Will you output all of the data below exactly, omitting the images?

———

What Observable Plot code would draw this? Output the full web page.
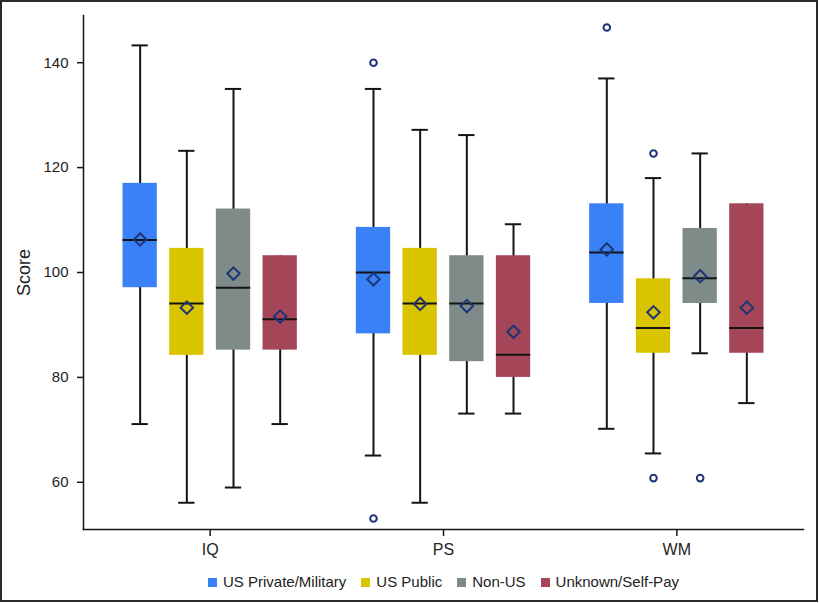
<!DOCTYPE html>
<html><head><meta charset="utf-8">
<script src="https://cdn.jsdelivr.net/npm/d3@7"></script>
<script src="https://cdn.jsdelivr.net/npm/@observablehq/plot@0.6"></script>
<style>
body{margin:0;background:#fff;}
#wrap{position:absolute;left:0;top:0;width:814px;height:598px;border:2px solid #2a2a2a;font-family:"Liberation Sans",Arial,sans-serif;background:#fff;overflow:hidden;}
#legend{display:flex;justify-content:center;align-items:center;gap:15px;font-size:15px;color:#222;padding-left:69px;margin-top:12px;line-height:16px;}
#legend .item{display:flex;align-items:center;gap:6px;}
#legend .sw{width:9px;height:9px;display:inline-block;}
</style>
</head><body>
<div id="wrap"><div id="chart"></div><div id="legend"></div></div>
<script>
const tests = ["IQ", "PS", "WM"];
const groups = ["US Private/Military", "US Public", "Non-US", "Unknown/Self-Pay"];
const colors = ["#3a80f7", "#dac400", "#7e8b89", "#a44657"];

// order: IQ x4 groups, PS x4 groups, WM x4 groups
const whiskerLow  = [71.1, 56.1, 59.0, 71.1,   65.1, 56.1, 73.1, 73.1,   70.2, 65.5, 84.6, 75.1];
const q1          = [97.1, 84.2, 85.2, 85.2,   88.3, 84.2, 83.0, 80.0,   94.1, 84.6, 94.1, 84.6];
const median      = [106.2, 94.1, 97.1, 91.1,  100.0, 94.1, 94.1, 84.3,  103.8, 89.4, 98.9, 89.4];
const mean        = [106.3, 93.3, 99.8, 91.6,  98.7, 94.0, 93.6, 88.7,   104.4, 92.4, 99.3, 93.3];
const q3          = [117.0, 104.6, 112.1, 103.2, 108.6, 104.6, 103.2, 103.2, 113.1, 98.8, 108.4, 113.1];
const whiskerHigh = [143.3, 123.2, 135.0, 103.2, 135.0, 127.2, 126.2, 109.2, 137.0, 118.0, 122.7, 113.1];

const outlierTest  = ["PS", "PS", "WM", "WM", "WM", "WM"];
const outlierGroup = ["US Private/Military", "US Private/Military", "US Private/Military", "US Public", "US Public", "Non-US"];
const outlierValue = [140.0, 53.1, 146.7, 122.7, 60.8, 60.8];

const yTicks = [60, 80, 100, 120, 140];

const boxes = [];
tests.forEach((t, i) => groups.forEach((g, j) => {
  const k = i * groups.length + j;
  boxes.push({test: t, group: g, lo: whiskerLow[k], q1: q1[k], med: median[k], mean: mean[k], q3: q3[k], hi: whiskerHigh[k]});
}));
const outliers = outlierValue.map((v, i) => ({test: outlierTest[i], group: outlierGroup[i], value: v}));

const ink = "#141414";
const navy = "#1d3577";

const chart = Plot.plot({
  width: 814, height: 560,
  marginLeft: 81, marginRight: 13, marginTop: 13, marginBottom: 33,
  style: {fontFamily: '"Liberation Sans", Arial, sans-serif', fontSize: "15px", color: "#222", background: "transparent"},
  fx: {domain: tests, paddingInner: 0, paddingOuter: 0.0429, round: false, label: null},
  x: {domain: groups, paddingInner: 0.265, paddingOuter: 0.632, round: false, axis: null},
  y: {domain: [51, 149], label: null},
  color: {domain: groups, range: colors},
  marks: [
    Plot.ruleX(boxes, {fx: "test", x: "group", y1: "lo", y2: "hi", stroke: ink, strokeWidth: 2}),
    Plot.tickY(boxes.filter(d => d.hi > d.q3), {fx: "test", x: "group", y: "hi", stroke: ink, strokeWidth: 2, insetLeft: 9, insetRight: 9}),
    Plot.tickY(boxes.filter(d => d.lo < d.q1), {fx: "test", x: "group", y: "lo", stroke: ink, strokeWidth: 2, insetLeft: 9, insetRight: 9}),
    Plot.barY(boxes, {fx: "test", x: "group", y1: "q1", y2: "q3", fill: "group"}),
    Plot.tickY(boxes, {fx: "test", x: "group", y: "med", stroke: ink, strokeWidth: 2}),
    Plot.dot(boxes, {fx: "test", x: "group", y: "mean", symbol: "diamond2", r: 5.6, stroke: navy, strokeWidth: 2, fill: "none"}),
    Plot.dot(outliers, {fx: "test", x: "group", y: "value", r: 3.3, stroke: navy, strokeWidth: 2, fill: "none"}),
    Plot.frame({anchor: "left", facet: "super", stroke: ink, strokeWidth: 1.5, insetLeft: -10}),
    Plot.frame({anchor: "bottom", facet: "super", stroke: ink, strokeWidth: 1.5, insetLeft: -10, insetRight: -10}),
    Plot.axisY({ticks: yTicks, tickSize: 6, tickPadding: 9, dx: -10, label: null, stroke: ink, strokeWidth: 1.5, fontSize: 15, fill: "#222"}),
    Plot.axisFx({anchor: "bottom", tickSize: 7, tickPadding: 7.5, label: null, fontSize: 16, stroke: ink, strokeWidth: 1.5, fill: "#222"}),
    Plot.text(["Score"], {frameAnchor: "left", dx: -69, rotate: -90, fontSize: 18, facet: "super", textAnchor: "middle", lineAnchor: "middle", fill: "#222"})
  ]
});
document.getElementById("chart").appendChild(chart);

const legend = document.getElementById("legend");
groups.forEach((g, i) => {
  const item = document.createElement("span");
  item.className = "item";
  const sw = document.createElement("span");
  sw.className = "sw";
  sw.style.background = colors[i];
  const lab = document.createElement("span");
  lab.textContent = g;
  item.appendChild(sw); item.appendChild(lab);
  legend.appendChild(item);
});
</script>
</body></html>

———

### Response for this exercise
What Observable Plot code would draw this? Output the full web page.
<!DOCTYPE html>
<html><head><meta charset="utf-8">
<script src="https://cdn.jsdelivr.net/npm/d3@7"></script>
<script src="https://cdn.jsdelivr.net/npm/@observablehq/plot@0.6"></script>
<style>
body{margin:0;background:#fff;}
#wrap{position:absolute;left:0;top:0;width:814px;height:598px;border:2px solid #2a2a2a;font-family:"Liberation Sans",Arial,sans-serif;background:#fff;overflow:hidden;}
#legend{display:flex;justify-content:center;align-items:center;gap:15px;font-size:15px;color:#222;padding-left:69px;margin-top:12px;line-height:16px;}
#legend .item{display:flex;align-items:center;gap:6px;}
#legend .sw{width:9px;height:9px;display:inline-block;}
</style>
</head><body>
<div id="wrap"><div id="chart"></div><div id="legend"></div></div>
<script>
const tests = ["IQ", "PS", "WM"];
const groups = ["US Private/Military", "US Public", "Non-US", "Unknown/Self-Pay"];
const colors = ["#3a80f7", "#dac400", "#7e8b89", "#a44657"];

// order: IQ x4 groups, PS x4 groups, WM x4 groups
const whiskerLow  = [71.1, 56.1, 59.0, 71.1,   65.1, 56.1, 73.1, 73.1,   70.2, 65.5, 84.6, 75.1];
const q1          = [97.1, 84.2, 85.2, 85.2,   88.3, 84.2, 83.0, 80.0,   94.1, 84.6, 94.1, 84.6];
const median      = [106.2, 94.1, 97.1, 91.1,  100.0, 94.1, 94.1, 84.3,  103.8, 89.4, 98.9, 89.4];
const mean        = [106.3, 93.3, 99.8, 91.6,  98.7, 94.0, 93.6, 88.7,   104.4, 92.4, 99.3, 93.3];
const q3          = [117.0, 104.6, 112.1, 103.2, 108.6, 104.6, 103.2, 103.2, 113.1, 98.8, 108.4, 113.1];
const whiskerHigh = [143.3, 123.2, 135.0, 103.2, 135.0, 127.2, 126.2, 109.2, 137.0, 118.0, 122.7, 113.1];

const outlierTest  = ["PS", "PS", "WM", "WM", "WM", "WM"];
const outlierGroup = ["US Private/Military", "US Private/Military", "US Private/Military", "US Public", "US Public", "Non-US"];
const outlierValue = [140.0, 53.1, 146.7, 122.7, 60.8, 60.8];

const yTicks = [60, 80, 100, 120, 140];

const boxes = [];
tests.forEach((t, i) => groups.forEach((g, j) => {
  const k = i * groups.length + j;
  boxes.push({test: t, group: g, lo: whiskerLow[k], q1: q1[k], med: median[k], mean: mean[k], q3: q3[k], hi: whiskerHigh[k]});
}));
const outliers = outlierValue.map((v, i) => ({test: outlierTest[i], group: outlierGroup[i], value: v}));

const ink = "#141414";
const navy = "#1d3577";

const chart = Plot.plot({
  width: 814, height: 560,
  marginLeft: 81, marginRight: 13, marginTop: 13, marginBottom: 33,
  style: {fontFamily: '"Liberation Sans", Arial, sans-serif', fontSize: "15px", color: "#222", background: "transparent"},
  fx: {domain: tests, paddingInner: 0, paddingOuter: 0.0429, round: false, label: null},
  x: {domain: groups, paddingInner: 0.265, paddingOuter: 0.632, round: false, axis: null},
  y: {domain: [51, 149], label: null},
  color: {domain: groups, range: colors},
  marks: [
    Plot.ruleX(boxes, {fx: "test", x: "group", y1: "lo", y2: "hi", stroke: ink, strokeWidth: 2}),
    Plot.tickY(boxes.filter(d => d.hi > d.q3), {fx: "test", x: "group", y: "hi", stroke: ink, strokeWidth: 2, insetLeft: 9, insetRight: 9}),
    Plot.tickY(boxes.filter(d => d.lo < d.q1), {fx: "test", x: "group", y: "lo", stroke: ink, strokeWidth: 2, insetLeft: 9, insetRight: 9}),
    Plot.barY(boxes, {fx: "test", x: "group", y1: "q1", y2: "q3", fill: "group"}),
    Plot.tickY(boxes, {fx: "test", x: "group", y: "med", stroke: ink, strokeWidth: 2}),
    Plot.dot(boxes, {fx: "test", x: "group", y: "mean", symbol: "diamond2", r: 5.6, stroke: navy, strokeWidth: 2, fill: "none"}),
    Plot.dot(outliers, {fx: "test", x: "group", y: "value", r: 3.3, stroke: navy, strokeWidth: 2, fill: "none"}),
    Plot.frame({anchor: "left", facet: "super", stroke: ink, strokeWidth: 1.5, insetLeft: -10}),
    Plot.frame({anchor: "bottom", facet: "super", stroke: ink, strokeWidth: 1.5, insetLeft: -10, insetRight: -10}),
    Plot.axisY({ticks: yTicks, tickSize: 6, tickPadding: 9, dx: -10, label: null, stroke: ink, strokeWidth: 1.5, fontSize: 15, fill: "#222"}),
    Plot.axisFx({anchor: "bottom", tickSize: 7, tickPadding: 7.5, label: null, fontSize: 16, stroke: ink, strokeWidth: 1.5, fill: "#222"}),
    Plot.text(["Score"], {frameAnchor: "left", dx: -69, rotate: -90, fontSize: 18, facet: "super", textAnchor: "middle", lineAnchor: "middle", fill: "#222"})
  ]
});
document.getElementById("chart").appendChild(chart);

const legend = document.getElementById("legend");
groups.forEach((g, i) => {
  const item = document.createElement("span");
  item.className = "item";
  const sw = document.createElement("span");
  sw.className = "sw";
  sw.style.background = colors[i];
  const lab = document.createElement("span");
  lab.textContent = g;
  item.appendChild(sw); item.appendChild(lab);
  legend.appendChild(item);
});
</script>
</body></html>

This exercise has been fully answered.